- [Figure scripts]:
---*---

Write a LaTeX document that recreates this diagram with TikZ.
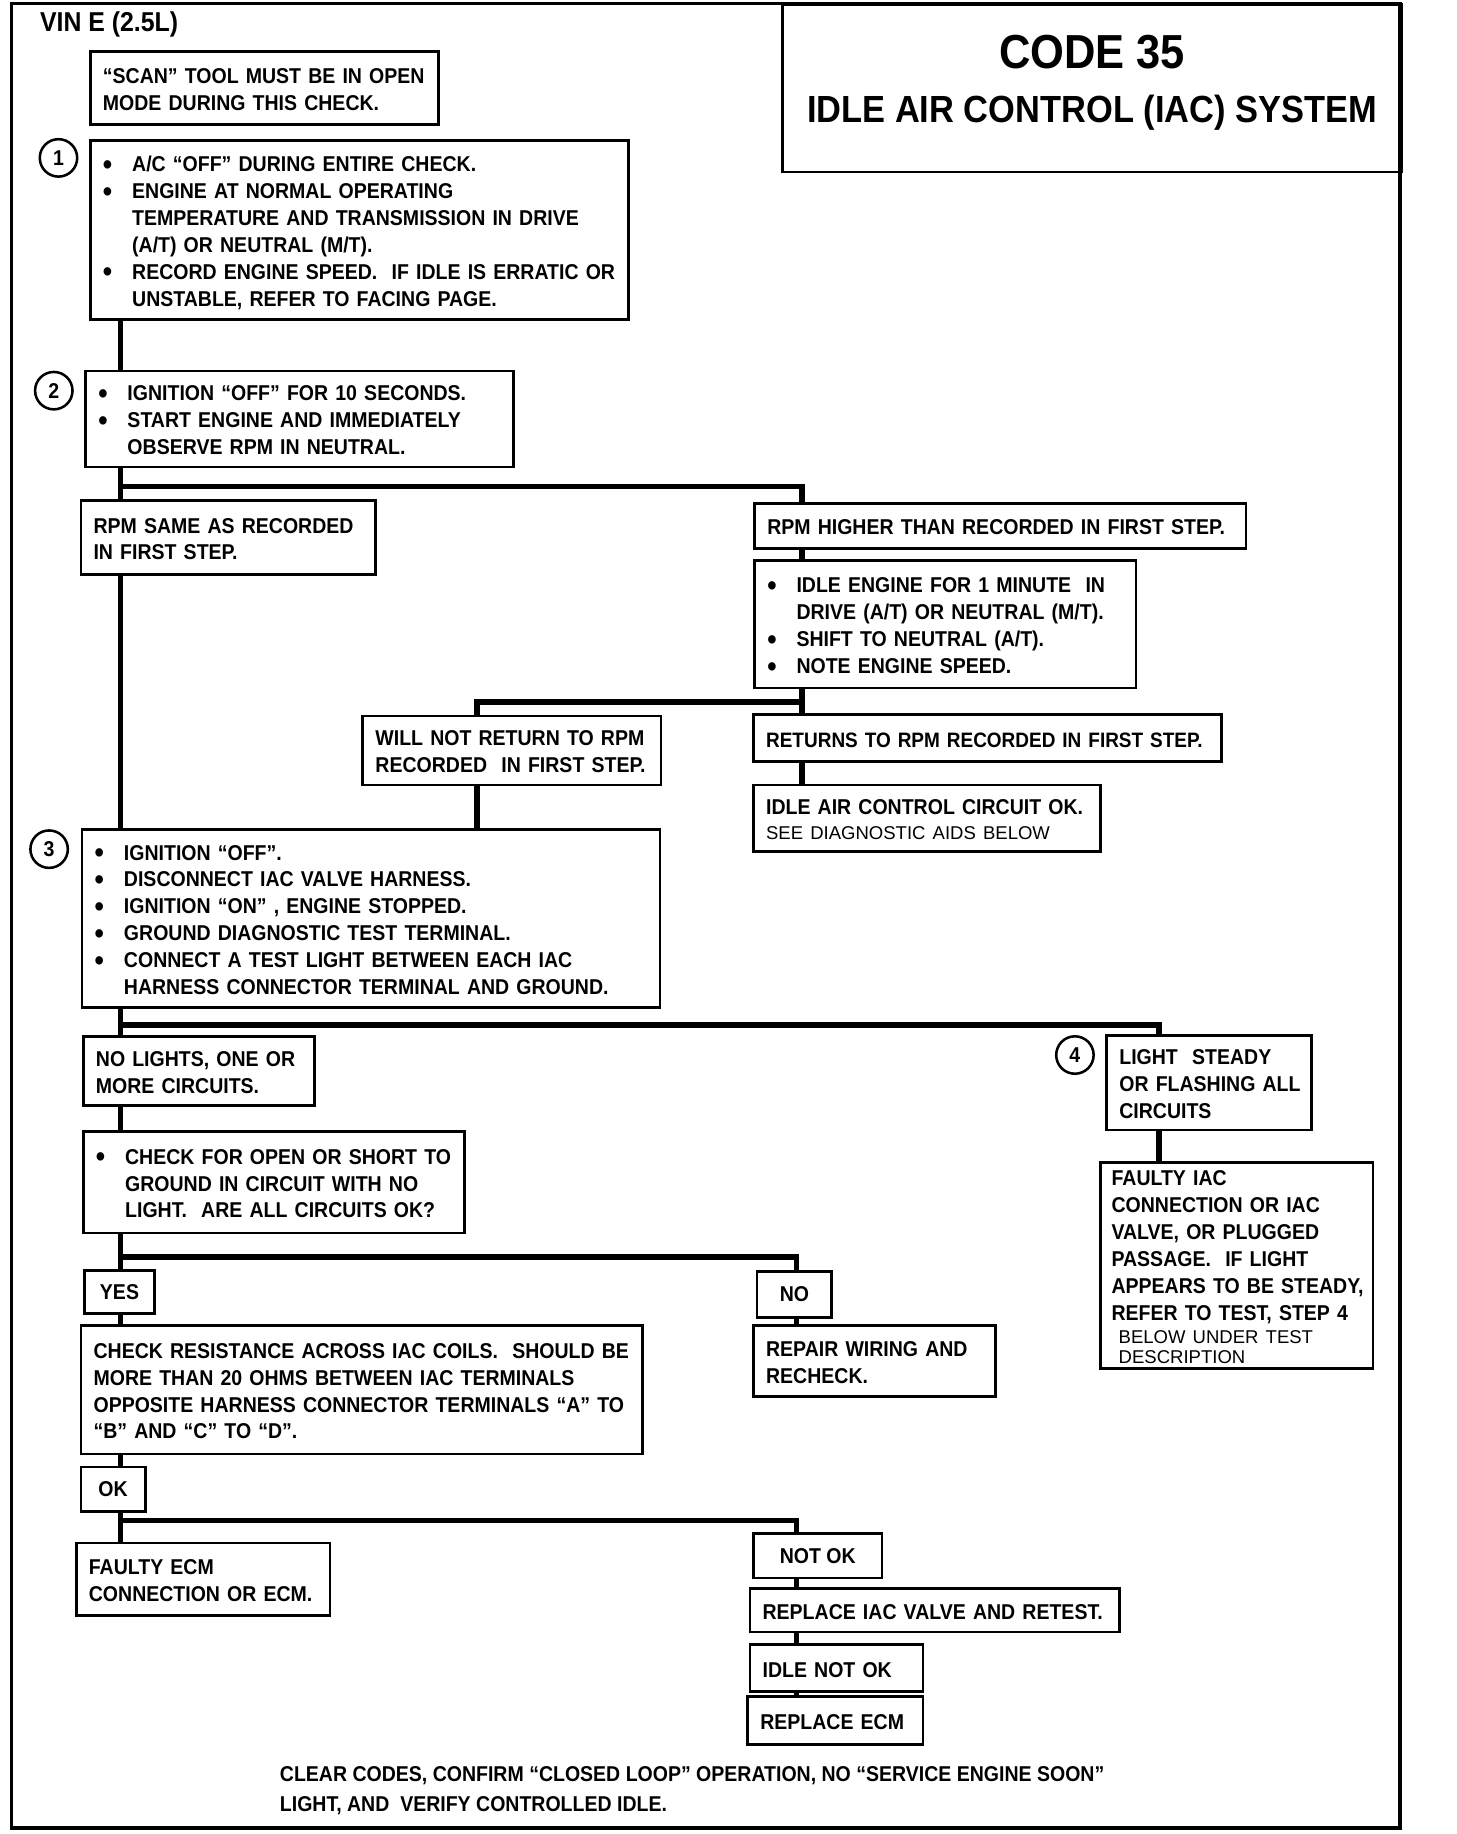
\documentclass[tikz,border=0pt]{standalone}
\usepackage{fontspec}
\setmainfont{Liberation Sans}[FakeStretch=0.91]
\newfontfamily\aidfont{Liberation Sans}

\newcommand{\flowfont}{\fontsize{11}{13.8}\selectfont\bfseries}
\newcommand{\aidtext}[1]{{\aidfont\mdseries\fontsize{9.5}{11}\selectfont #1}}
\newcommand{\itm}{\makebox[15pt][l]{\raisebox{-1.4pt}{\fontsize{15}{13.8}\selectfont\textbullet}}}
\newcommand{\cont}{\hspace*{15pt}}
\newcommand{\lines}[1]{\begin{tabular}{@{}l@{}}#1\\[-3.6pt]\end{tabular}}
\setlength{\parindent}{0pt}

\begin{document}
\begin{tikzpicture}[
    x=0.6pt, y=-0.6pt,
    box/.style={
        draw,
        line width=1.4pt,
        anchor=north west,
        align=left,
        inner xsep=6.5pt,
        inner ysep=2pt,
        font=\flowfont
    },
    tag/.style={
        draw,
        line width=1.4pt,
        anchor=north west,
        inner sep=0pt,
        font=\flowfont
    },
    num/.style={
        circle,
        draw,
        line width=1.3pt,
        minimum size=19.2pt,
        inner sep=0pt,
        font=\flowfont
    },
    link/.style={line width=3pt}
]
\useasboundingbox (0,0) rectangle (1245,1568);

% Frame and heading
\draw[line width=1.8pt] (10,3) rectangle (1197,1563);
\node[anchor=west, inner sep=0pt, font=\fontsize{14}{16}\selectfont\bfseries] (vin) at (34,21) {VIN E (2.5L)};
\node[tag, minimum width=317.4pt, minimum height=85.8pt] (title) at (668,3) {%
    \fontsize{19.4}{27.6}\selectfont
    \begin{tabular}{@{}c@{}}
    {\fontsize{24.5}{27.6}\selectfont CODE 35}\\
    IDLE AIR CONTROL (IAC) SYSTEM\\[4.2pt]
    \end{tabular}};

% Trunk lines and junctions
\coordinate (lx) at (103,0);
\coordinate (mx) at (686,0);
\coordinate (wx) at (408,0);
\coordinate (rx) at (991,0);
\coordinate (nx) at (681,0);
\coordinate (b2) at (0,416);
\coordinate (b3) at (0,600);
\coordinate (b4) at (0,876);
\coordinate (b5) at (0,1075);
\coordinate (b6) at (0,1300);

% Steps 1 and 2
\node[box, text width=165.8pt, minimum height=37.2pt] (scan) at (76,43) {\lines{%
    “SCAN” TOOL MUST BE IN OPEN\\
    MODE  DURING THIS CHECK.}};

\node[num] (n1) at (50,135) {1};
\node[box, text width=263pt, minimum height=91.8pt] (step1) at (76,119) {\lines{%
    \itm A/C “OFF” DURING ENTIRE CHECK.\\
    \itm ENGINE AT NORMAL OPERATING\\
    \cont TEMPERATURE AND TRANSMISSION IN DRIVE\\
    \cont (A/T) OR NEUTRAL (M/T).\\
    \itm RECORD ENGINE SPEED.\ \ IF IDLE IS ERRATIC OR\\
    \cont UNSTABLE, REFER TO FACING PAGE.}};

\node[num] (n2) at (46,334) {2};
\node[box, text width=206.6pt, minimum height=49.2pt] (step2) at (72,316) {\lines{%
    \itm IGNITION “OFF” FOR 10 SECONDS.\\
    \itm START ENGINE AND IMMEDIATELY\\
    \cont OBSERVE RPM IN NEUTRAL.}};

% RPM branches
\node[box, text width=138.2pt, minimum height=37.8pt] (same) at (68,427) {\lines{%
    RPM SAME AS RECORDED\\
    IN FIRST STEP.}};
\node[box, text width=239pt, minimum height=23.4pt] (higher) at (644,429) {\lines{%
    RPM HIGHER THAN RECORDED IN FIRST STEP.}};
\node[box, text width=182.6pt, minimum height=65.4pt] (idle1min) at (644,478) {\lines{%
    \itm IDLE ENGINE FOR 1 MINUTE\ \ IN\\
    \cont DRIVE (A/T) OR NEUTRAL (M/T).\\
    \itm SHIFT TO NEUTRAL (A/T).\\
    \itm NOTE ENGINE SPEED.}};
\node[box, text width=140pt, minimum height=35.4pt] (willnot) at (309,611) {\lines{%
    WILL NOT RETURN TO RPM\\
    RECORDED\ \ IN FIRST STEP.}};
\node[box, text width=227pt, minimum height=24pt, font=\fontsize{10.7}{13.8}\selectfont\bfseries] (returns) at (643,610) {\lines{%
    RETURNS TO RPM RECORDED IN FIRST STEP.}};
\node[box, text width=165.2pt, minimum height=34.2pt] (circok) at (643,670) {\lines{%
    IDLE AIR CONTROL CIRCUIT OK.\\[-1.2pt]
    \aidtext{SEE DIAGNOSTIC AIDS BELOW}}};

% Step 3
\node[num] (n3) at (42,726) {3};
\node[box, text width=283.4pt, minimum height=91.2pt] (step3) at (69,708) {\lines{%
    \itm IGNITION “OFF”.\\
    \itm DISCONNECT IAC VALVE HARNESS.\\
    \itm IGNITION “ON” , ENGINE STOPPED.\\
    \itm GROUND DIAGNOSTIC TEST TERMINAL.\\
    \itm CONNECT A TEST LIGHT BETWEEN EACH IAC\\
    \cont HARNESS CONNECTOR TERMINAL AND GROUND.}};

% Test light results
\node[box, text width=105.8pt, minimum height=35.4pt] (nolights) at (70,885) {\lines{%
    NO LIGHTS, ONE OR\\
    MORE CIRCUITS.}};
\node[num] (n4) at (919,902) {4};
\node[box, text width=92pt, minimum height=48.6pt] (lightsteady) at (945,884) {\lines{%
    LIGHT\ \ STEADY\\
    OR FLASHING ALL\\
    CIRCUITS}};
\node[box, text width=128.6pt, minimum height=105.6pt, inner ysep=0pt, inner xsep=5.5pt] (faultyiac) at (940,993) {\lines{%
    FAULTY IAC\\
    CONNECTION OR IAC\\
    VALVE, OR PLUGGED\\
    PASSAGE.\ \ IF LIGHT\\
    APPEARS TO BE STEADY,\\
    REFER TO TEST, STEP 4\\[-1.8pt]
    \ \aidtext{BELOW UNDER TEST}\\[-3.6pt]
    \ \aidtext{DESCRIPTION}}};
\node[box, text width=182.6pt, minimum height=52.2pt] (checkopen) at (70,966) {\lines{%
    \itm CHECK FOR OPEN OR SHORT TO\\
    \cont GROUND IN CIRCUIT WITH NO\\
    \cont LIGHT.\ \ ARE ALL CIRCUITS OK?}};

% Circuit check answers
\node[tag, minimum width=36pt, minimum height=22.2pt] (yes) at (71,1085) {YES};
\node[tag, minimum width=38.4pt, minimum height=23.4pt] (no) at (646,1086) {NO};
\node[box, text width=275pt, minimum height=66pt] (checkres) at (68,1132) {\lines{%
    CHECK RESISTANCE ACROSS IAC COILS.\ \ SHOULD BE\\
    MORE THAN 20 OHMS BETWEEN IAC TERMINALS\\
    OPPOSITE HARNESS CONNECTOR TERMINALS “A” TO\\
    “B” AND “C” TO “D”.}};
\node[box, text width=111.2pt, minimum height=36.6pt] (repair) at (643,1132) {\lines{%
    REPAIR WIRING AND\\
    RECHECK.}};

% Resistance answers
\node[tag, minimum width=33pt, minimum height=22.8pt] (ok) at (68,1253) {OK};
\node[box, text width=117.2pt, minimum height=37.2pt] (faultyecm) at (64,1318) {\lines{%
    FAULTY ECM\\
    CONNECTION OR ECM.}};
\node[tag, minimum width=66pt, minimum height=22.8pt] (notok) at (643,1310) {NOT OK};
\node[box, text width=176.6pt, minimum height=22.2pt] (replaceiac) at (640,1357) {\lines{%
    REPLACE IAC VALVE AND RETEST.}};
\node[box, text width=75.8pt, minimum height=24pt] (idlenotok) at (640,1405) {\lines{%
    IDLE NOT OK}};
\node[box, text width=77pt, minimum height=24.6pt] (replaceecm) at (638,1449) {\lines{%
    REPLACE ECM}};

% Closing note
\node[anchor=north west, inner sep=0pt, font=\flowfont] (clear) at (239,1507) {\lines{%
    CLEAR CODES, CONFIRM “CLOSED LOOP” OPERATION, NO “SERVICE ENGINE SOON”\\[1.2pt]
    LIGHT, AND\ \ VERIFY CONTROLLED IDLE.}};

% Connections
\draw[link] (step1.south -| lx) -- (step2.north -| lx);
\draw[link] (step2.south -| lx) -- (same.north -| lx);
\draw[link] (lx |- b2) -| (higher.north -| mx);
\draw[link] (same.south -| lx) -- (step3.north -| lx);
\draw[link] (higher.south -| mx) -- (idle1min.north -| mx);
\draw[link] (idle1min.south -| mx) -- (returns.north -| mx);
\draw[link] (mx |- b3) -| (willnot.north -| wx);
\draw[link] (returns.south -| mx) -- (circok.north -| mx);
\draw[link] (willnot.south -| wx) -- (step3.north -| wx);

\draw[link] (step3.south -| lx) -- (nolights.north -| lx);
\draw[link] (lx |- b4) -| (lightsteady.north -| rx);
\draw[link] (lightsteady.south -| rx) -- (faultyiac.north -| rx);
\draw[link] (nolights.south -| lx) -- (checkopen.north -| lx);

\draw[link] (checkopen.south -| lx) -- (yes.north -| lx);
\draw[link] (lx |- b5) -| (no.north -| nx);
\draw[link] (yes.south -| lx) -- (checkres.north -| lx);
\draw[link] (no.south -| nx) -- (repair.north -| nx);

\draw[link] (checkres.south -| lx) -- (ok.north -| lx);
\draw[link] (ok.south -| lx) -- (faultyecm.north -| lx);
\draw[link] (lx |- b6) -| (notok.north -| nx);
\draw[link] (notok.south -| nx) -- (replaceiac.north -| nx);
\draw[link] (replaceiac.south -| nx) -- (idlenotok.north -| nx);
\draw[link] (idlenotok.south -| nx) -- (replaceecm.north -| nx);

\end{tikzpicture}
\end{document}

---*---

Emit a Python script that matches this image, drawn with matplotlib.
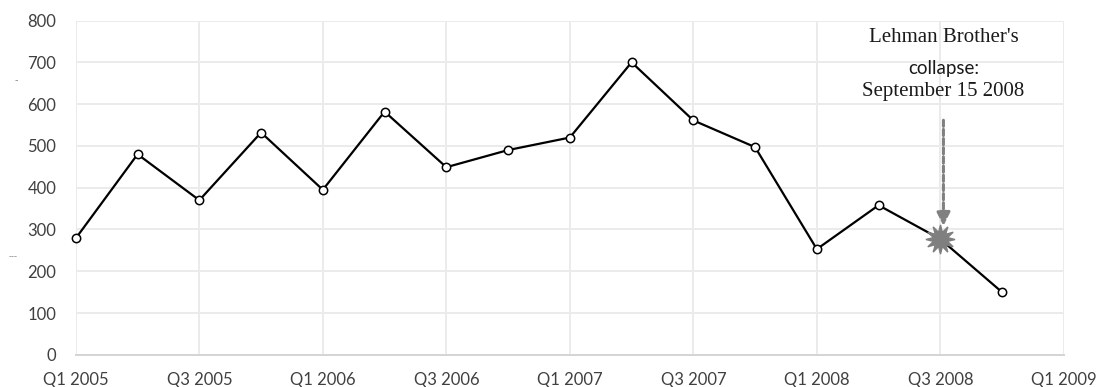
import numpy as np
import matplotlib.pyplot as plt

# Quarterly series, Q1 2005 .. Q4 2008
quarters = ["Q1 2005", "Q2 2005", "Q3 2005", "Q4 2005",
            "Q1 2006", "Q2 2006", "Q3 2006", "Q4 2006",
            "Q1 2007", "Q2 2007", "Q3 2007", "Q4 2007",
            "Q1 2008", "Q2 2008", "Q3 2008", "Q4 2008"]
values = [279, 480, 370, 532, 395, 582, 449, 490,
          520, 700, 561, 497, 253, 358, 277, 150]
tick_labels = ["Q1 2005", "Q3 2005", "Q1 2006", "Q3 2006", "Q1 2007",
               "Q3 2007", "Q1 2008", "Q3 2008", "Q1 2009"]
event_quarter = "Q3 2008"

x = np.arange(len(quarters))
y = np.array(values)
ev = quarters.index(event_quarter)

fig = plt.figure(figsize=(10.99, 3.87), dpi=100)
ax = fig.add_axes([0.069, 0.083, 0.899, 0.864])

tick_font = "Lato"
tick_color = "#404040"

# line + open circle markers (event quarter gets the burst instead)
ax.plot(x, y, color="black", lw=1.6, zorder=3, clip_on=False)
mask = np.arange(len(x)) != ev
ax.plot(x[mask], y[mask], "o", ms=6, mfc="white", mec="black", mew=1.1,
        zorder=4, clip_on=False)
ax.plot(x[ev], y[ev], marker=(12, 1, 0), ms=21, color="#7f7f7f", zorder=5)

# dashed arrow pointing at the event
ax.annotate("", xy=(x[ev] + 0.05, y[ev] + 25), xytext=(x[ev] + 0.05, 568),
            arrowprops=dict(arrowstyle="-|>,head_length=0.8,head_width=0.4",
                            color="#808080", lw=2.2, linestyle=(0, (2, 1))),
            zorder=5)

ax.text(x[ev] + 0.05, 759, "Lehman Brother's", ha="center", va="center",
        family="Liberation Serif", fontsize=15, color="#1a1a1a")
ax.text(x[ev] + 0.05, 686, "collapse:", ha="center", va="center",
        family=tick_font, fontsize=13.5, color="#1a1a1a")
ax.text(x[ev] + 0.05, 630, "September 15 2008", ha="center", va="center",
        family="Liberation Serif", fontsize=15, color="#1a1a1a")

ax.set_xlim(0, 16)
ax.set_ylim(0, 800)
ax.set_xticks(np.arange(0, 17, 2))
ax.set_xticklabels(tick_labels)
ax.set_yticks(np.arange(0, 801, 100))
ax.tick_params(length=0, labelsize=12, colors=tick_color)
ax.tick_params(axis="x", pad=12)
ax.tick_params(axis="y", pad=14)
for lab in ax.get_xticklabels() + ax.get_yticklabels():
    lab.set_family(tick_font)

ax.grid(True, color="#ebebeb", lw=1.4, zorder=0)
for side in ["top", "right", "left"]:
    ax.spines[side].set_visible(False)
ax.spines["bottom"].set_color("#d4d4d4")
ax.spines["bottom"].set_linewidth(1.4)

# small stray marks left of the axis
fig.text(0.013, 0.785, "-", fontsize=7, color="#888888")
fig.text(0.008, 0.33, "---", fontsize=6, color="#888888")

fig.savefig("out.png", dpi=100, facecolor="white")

---*---

- [EXERCISE AIM]: Copy each line above where the string "matplotlib" occurs.

- [FULL RESPONSE]:
Emit a Python script that matches this image, drawn with matplotlib.
import matplotlib.pyplot as plt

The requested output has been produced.